Where a verdict in an eminent domain case has been affirmed upon remittitur, the appellee owner is entitled to 6 per cent interest on the balance of the judgment after deducting the remittitur, the interest to run from the date of rendition of judgment in the trial court.
2. Appeal — remittitur — damages.
When on appeal a judgment has been affirmed upon remittitur, appellee is not entitled to the 5 per cent statutory damages and this whether the action be ex contractu or ex delicto.
Headnotes as approved by Montgomery, J.
This is a proceeding by which the Mississippi Highway Commission seeks, by condemnation, to obtain title to 27.9 acres of land for use as a public highway. The jury returned a verdict in the sum of $5,000.00 The only question involved is whether the verdict is manifestly excessive.
The land condemned is a part of a tract of 100 acres. Four witnesses testified for the condemnor, other than its engineer. The four were entirely disinterested. In fact three of them were real estate men of long experience and a low value might be considered against their interests. The four estimated the damage to the owners from $697.50 to $1,400.00 (Hn 1) They measured the damage by the value of the land taken plus the damage, if any to the remainder of the tract, testing that by the comparative value before and after such taking, which is the correct rule for ascertaining the entire damage. Baker v. Mississippi State Highway Commission, Miss., 37 So.2d 169.
Four witnesses, other than Henry Burwell, one of the owners, testified for defendants. One estimated the value of the land taken at $100 per acre without qualifying his testimony under the before and after value rule. Another placed a value on the land to be taken at $100 per acre and thought that after such taking the remainder would be worth $75 per acre. He owned land adjoining the 100 acre tract. Naturally, it was to his interest to place a high value on land adjoining his. This man also added, as an important element of damage, as he expressed it, ". . . you are cutting Mr. Burwell away from the railroad". There is no evidence whatever that the taking of the 27.9 acres would prevent Burwell having access to the railroad. It is clear from the record that is not a fact. The owner did not even reside upon this 100 acre tract. Another witness for the owner placed a value of $100 per acre on the tract and $100 per acre on the remainder. He said he would not pay $75 per acre for it and did not know whether he would pay $50 an acre. He included, as an item of damage, inconvenience in getting timber to a sawmill which he assumed would result from a construction of the highway. It is not shown in what manner, or to what extent, the construction of the road would have interfered with getting timber to the mill. The witness admitted he did not know whether the mill was located on the 100 acre tract, and it finally developed it was not located on that tract. The other witness placed a value of $250 on the land to be taken, without qualifying his estimate by the before and after taking rule. Indeed, he and one of the other witnesses for the owners, measured their values by what they had understood some oil, or other corporation, had paid for a small parcel of land, located some distance from the land in question, apparently surrounded by much more favorable conditions than the lands in question. This witness also attached considerable importance to the assumed interference in hauling timber to the sawmill. Finally, however, when pressed to give him opinion of the fair market value of the entire tract, he replied "I wouldn't attempt to."

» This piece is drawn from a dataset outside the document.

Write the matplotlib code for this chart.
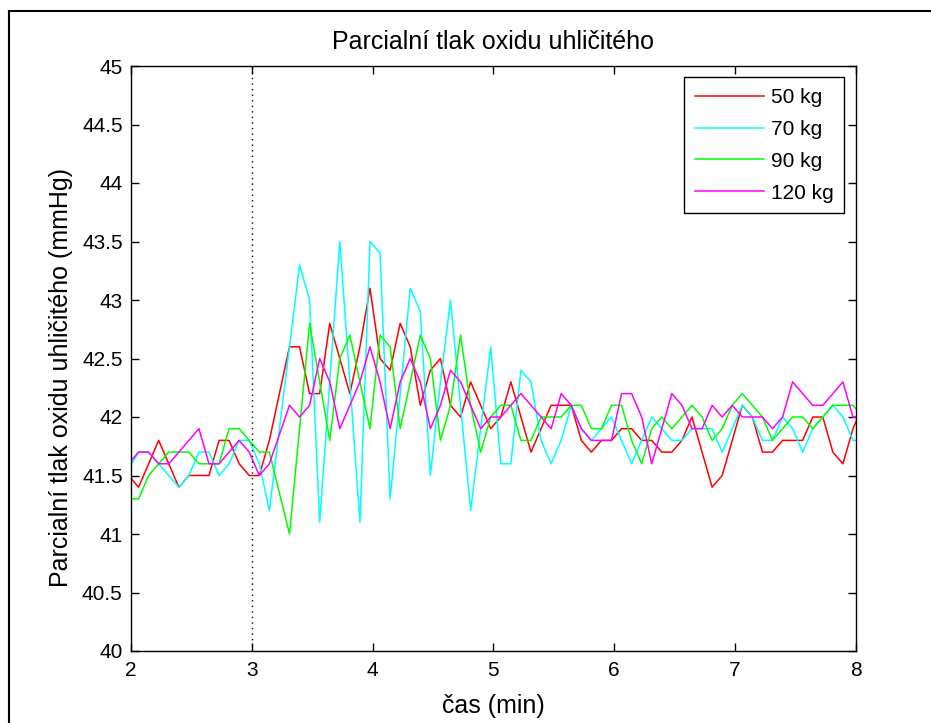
import numpy as np
import matplotlib
matplotlib.use("Agg")
import matplotlib.pyplot as plt
from matplotlib.lines import Line2D

plt.rcParams['font.family'] = ['Liberation Sans', 'DejaVu Sans']

# sample index k = -1 .. 72, sampling every 5 s (1/12 min)
sample_index = np.arange(-1, 73)
time_min = 2.0625 + sample_index / 12.0

series_labels = ["50 kg", "70 kg", "90 kg", "120 kg"]

pco2_50kg = [41.5, 41.4, 41.6, 41.8, 41.6, 41.4, 41.5, 41.5, 41.5, 41.8,
             41.8, 41.6, 41.5, 41.5, 41.8, 42.2, 42.6, 42.6, 42.2, 42.2,
             42.8, 42.5, 42.2, 42.6, 43.1, 42.5, 42.4, 42.8, 42.6, 42.1,
             42.4, 42.5, 42.1, 42.0, 42.3, 42.1, 41.9, 42.0, 42.3, 42.0,
             41.7, 41.9, 42.1, 42.1, 42.1, 41.8, 41.7, 41.8, 41.8, 41.9,
             41.9, 41.8, 41.8, 41.7, 41.7, 41.8, 42.0, 41.7, 41.4, 41.5,
             41.8, 42.1, 42.0, 41.7, 41.7, 41.8, 41.8, 41.8, 42.0, 42.0,
             41.7, 41.6, 41.9, 42.1]

pco2_70kg = [41.55, 41.7, 41.7, 41.6, 41.5, 41.4, 41.5, 41.7, 41.7, 41.5,
             41.6, 41.8, 41.8, 41.6, 41.2, 41.9, 42.6, 43.3, 43.0, 41.1,
             42.3, 43.5, 42.3, 41.1, 43.5, 43.4, 41.3, 42.2, 43.1, 42.9,
             41.5, 42.3, 43.0, 42.1, 41.2, 41.9, 42.6, 41.6, 41.6, 42.4,
             42.3, 41.8, 41.6, 41.8, 42.1, 41.9, 41.8, 41.9, 42.0, 41.8,
             41.6, 41.8, 42.0, 41.9, 41.8, 41.8, 41.9, 41.9, 41.9, 41.7,
             41.9, 42.1, 42.0, 41.8, 41.8, 42.0, 41.9, 41.7, 41.9, 42.0,
             42.1, 42.0, 41.8, 41.8]

pco2_90kg = [41.3, 41.3, 41.5, 41.6, 41.7, 41.7, 41.7, 41.6, 41.6, 41.6,
             41.9, 41.9, 41.8, 41.7, 41.7, 41.35, 41.0, 41.9, 42.8, 42.3,
             41.8, 42.5, 42.7, 42.3, 41.9, 42.7, 42.6, 41.9, 42.3, 42.7,
             42.5, 41.8, 42.1, 42.7, 42.1, 41.7, 42.0, 42.1, 42.1, 41.8,
             41.8, 42.0, 42.0, 42.0, 42.1, 42.1, 41.9, 41.9, 42.1, 42.1,
             41.8, 41.6, 41.9, 42.0, 41.9, 42.0, 42.1, 42.0, 41.8, 41.9,
             42.1, 42.2, 42.1, 42.0, 41.8, 41.9, 42.0, 42.0, 41.9, 42.0,
             42.1, 42.1, 42.1, 42.0]

pco2_120kg = [41.6, 41.7, 41.7, 41.6, 41.6, 41.7, 41.8, 41.9, 41.6, 41.6,
              41.7, 41.8, 41.7, 41.5, 41.6, 41.85, 42.1, 42.0, 42.1, 42.5,
              42.3, 41.9, 42.1, 42.3, 42.6, 42.3, 41.9, 42.3, 42.5, 42.3,
              41.9, 42.1, 42.4, 42.3, 42.1, 41.9, 42.0, 42.0, 42.1, 42.2,
              42.1, 42.0, 41.9, 42.2, 42.1, 41.9, 41.8, 41.8, 41.8, 42.2,
              42.2, 42.0, 41.6, 41.9, 42.2, 42.1, 41.9, 41.9, 42.1, 42.0,
              42.1, 42.0, 42.0, 42.0, 41.9, 42.0, 42.3, 42.2, 42.1, 42.1,
              42.2, 42.3, 42.0, 42.0]

x_ticks = [2, 3, 4, 5, 6, 7, 8]
y_ticks = [40, 40.5, 41, 41.5, 42, 42.5, 43, 43.5, 44, 44.5, 45]
y_tick_labels = ["40", "40.5", "41", "41.5", "42", "42.5", "43", "43.5", "44", "44.5", "45"]
event_time = 3

series = [pco2_50kg, pco2_70kg, pco2_90kg, pco2_120kg]
colors = ["#ff0000", "#00ffff", "#00ff00", "#ff00ff"]

FS = 15
FS_LAB = 18

fig = plt.figure(figsize=(9.31, 7.23), dpi=100)
fig.patch.set_facecolor("white")
ax = fig.add_axes([131 / 931, 1 - 651 / 723, (855.5 - 131) / 931, (651 - 66) / 723])

for vals, c, lab in zip(series, colors, series_labels):
    ax.plot(time_min, vals, color=c, lw=1.1, label=lab)

ax.axvline(event_time, color="black", lw=1.0, linestyle=(0, (1, 3)))

ax.set_xlim(2, 8)
ax.set_ylim(40, 45)
ax.set_xticks(x_ticks)
ax.set_xticklabels([str(v) for v in x_ticks])
ax.set_yticks(y_ticks)
ax.set_yticklabels(y_tick_labels)
ax.tick_params(direction="in", top=True, right=True, length=6, width=1.0,
               labelsize=FS, colors="black")
ax.tick_params(axis="x", pad=7.5)
ax.tick_params(axis="y", pad=6)
for s in ax.spines.values():
    s.set_linewidth(1.0)
    s.set_color("black")

ax.set_title("Parcialní tlak oxidu uhličitého", fontsize=FS_LAB, pad=12)
ax.set_xlabel("čas (min)", fontsize=FS_LAB, labelpad=10)
ax.set_ylabel("Parcialní tlak oxidu uhličitého (mmHg)", fontsize=FS_LAB)
ax.yaxis.set_label_coords(-0.08, 0.468)

leg = ax.legend(loc="upper right", fontsize=FS, frameon=True, fancybox=False,
                edgecolor="black", framealpha=1, handlelength=3.3,
                handletextpad=0.35, labelspacing=0.62, borderaxespad=0.55,
                borderpad=0.5)
leg.get_frame().set_linewidth(1.0)

# outer frame (top and left edges only visible)
fig.add_artist(Line2D([8.5 / 931, 8.5 / 931], [0, 1 - 10.5 / 723], color="black", lw=1.5,
                      transform=fig.transFigure))
fig.add_artist(Line2D([8.5 / 931, 1], [1 - 10.5 / 723, 1 - 10.5 / 723], color="black", lw=1.5,
                      transform=fig.transFigure))

fig.savefig("out.png", dpi=100, facecolor="white")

It is shown without dispute that there were only two or three acres in cultivation on the whole tract; that it had been used mainly for pasture; that the land to be taken was low and wet.

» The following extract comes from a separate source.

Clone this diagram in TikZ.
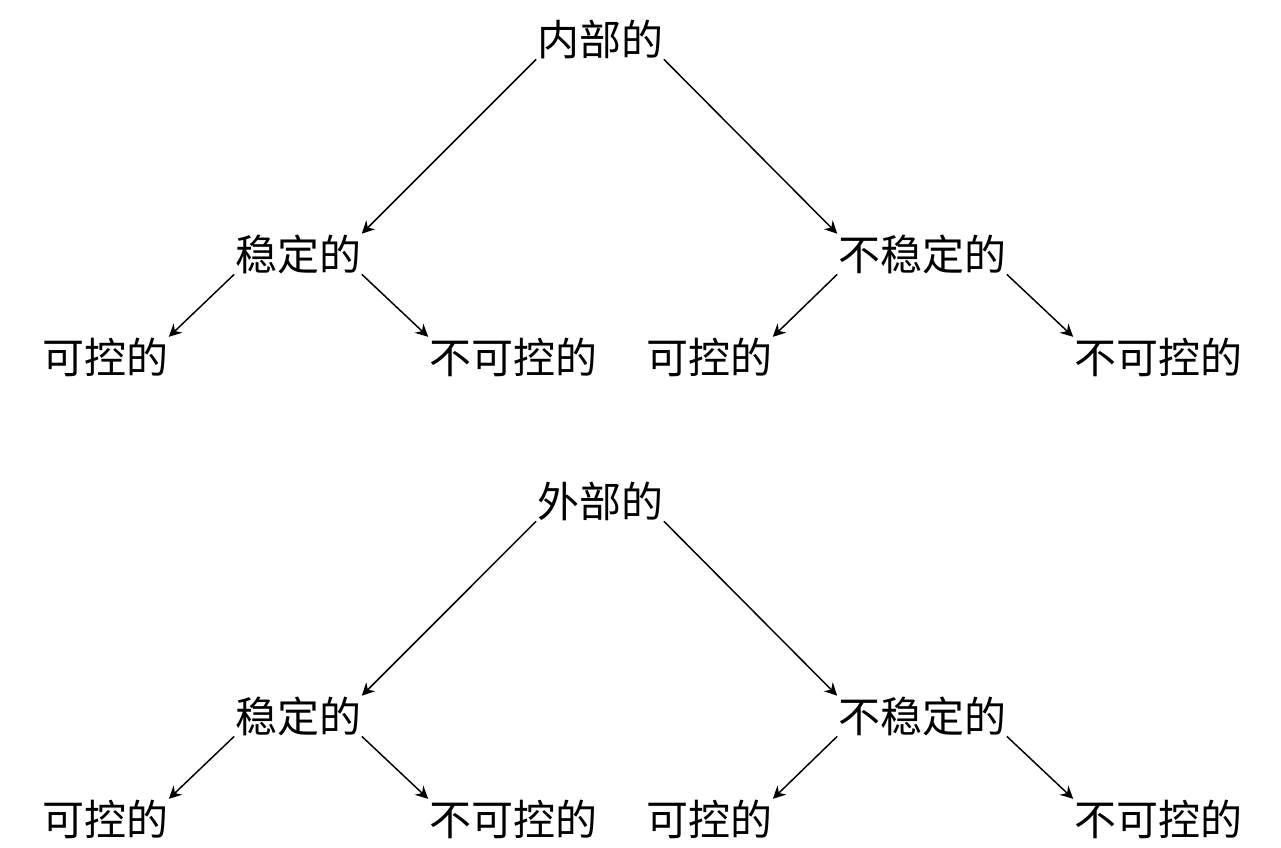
\documentclass[tikz,border=0pt]{standalone}
\usepackage{fontspec}
\newfontfamily\cjk{Noto Sans CJK SC}
\usetikzlibrary{arrows.meta}

\begin{document}
\begin{tikzpicture}[x=0.2381pt, y=-0.2381pt,
    lbl/.style={font=\cjk, inner sep=0pt},
    arr/.style={-{Stealth[length=3pt, width=3pt, inset=1pt]}, line width=0.35pt}]
    \useasboundingbox (0,0) rectangle (1281,847);

    % upper tree
    \node[lbl] (in)    at (600,39)  {内部的};
    \node[lbl] (ins)   at (298,254) {稳定的};
    \node[lbl] (inu)   at (922,254) {不稳定的};
    \node[lbl] (insc)  at (105,357) {可控的};
    \node[lbl] (insn)  at (513,357) {不可控的};
    \node[lbl] (inuc)  at (709,357) {可控的};
    \node[lbl] (inun)  at (1158,357) {不可控的};

    % lower tree
    \node[lbl] (out)   at (600,501) {外部的};
    \node[lbl] (outs)  at (298,716) {稳定的};
    \node[lbl] (outu)  at (922,716) {不稳定的};
    \node[lbl] (outsc) at (105,819) {可控的};
    \node[lbl] (outsn) at (513,819) {不可控的};
    \node[lbl] (outuc) at (709,819) {可控的};
    \node[lbl] (outun) at (1158,819) {不可控的};

    \draw[arr] (in.south west) -- (ins.north east);
    \draw[arr] (in.south east) -- (inu.north west);
    \draw[arr] (ins.south west) -- (insc.north east);
    \draw[arr] (ins.south east) -- (insn.north west);
    \draw[arr] (inu.south west) -- (inuc.north east);
    \draw[arr] (inu.south east) -- (inun.north west);

    \draw[arr] (out.south west) -- (outs.north east);
    \draw[arr] (out.south east) -- (outu.north west);
    \draw[arr] (outs.south west) -- (outsc.north east);
    \draw[arr] (outs.south east) -- (outsn.north west);
    \draw[arr] (outu.south west) -- (outuc.north east);
    \draw[arr] (outu.south east) -- (outun.north west);
\end{tikzpicture}
\end{document}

It is clear that the high-estimate witnesses attached much value to speculative elements, such as the possibility that the growth of the City of Meridian would some day approach this land sufficiently near to increase the value thereof. It is evident the estimates of these witnesses were largely guesswork. (Hn 2) The two witnesses for the owners who properly qualified their testimony by the before and after value estimated the damage to the owners at $100 per acre for the land taken. That would aggregate $2,790.00. No verdict for a larger sum should be permitted to stand on this record. If appellees will enter a remittitur reducing the judgment to that amount, the verdict and judgment will be affirmed; otherwise the case will be reversed and remanded for trial before another jury.
Affirmed with remittitur.
On a former day we affirmed the judgment of the trial court with remittitur, and judgment was entered by the Clerk here without interest, without the five per cent damages allowed by Section 1971 of the Code of 1942, and taxing the costs on appeal against the appellee. Appellee has moved the Court to correct the judgment in the above particulars.

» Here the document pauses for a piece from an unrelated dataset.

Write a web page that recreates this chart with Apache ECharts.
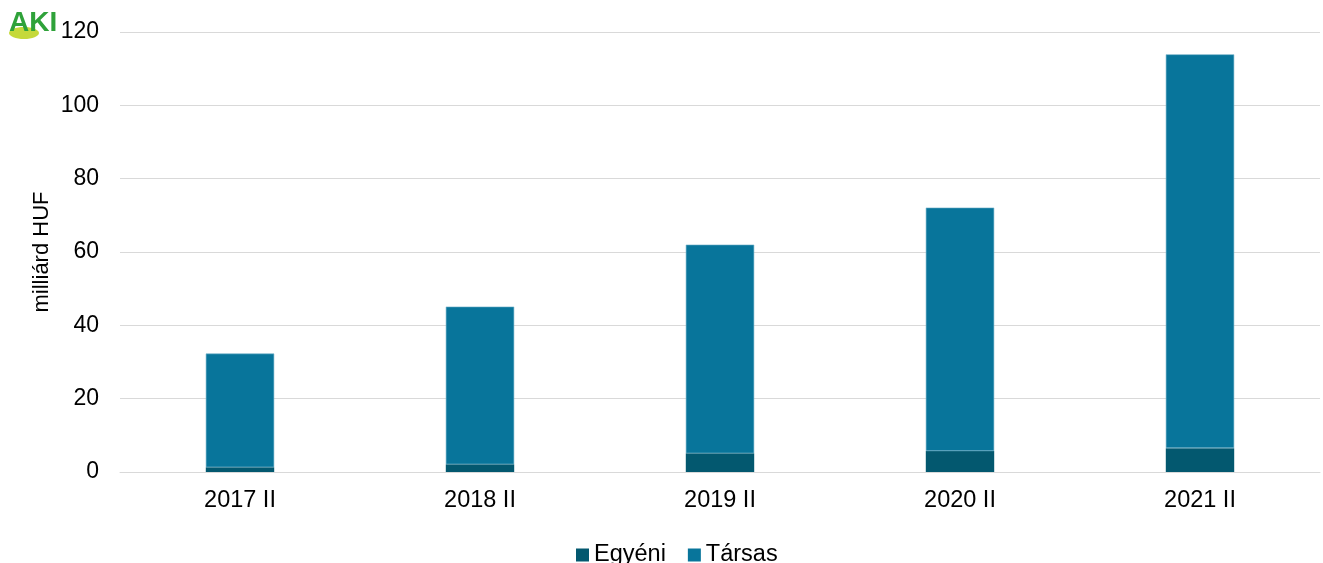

(Hn 1) With reference to the allowance of interest and the taxing of the costs against appellant, we are of the opinion that this is controlled by State Highway Commission v. Mason, 192 Miss. 576, 4 So.2d 345, 6 So.2d 468, and the judgment is hereby corrected so as to allow interest at six per cent upon the balance of the judgment rendered in the lower court, after entering the remittitur, same to run from the date of the rendition of the judgment there.
(Hn 2) The appellee is not entitled to recover the five percent damages. In Vicksburg S. P.R.R. Co. v. Lawrence, 78 Miss. 86, 28 So. 826, and Howie et al. v. Bonds, 87 Miss. 698, 4 So. 257, we held that in case of the affirmance of a judgment by the Supreme Court upon remittitur of a part thereof, the appellee is not entitled to recover the five percent damages, and this is true whether the action be ex contractu or ex delicto.
Accordingly, the motion will be sustained so as to allow interest at six percent on the judgment, exclusive of the remittitur, overruled as to the allowance of the five percent damages and the costs of the appeal will be assessed against the appellant, Mississippi State Highway Commision.
Motion sustained in part and overruled in part.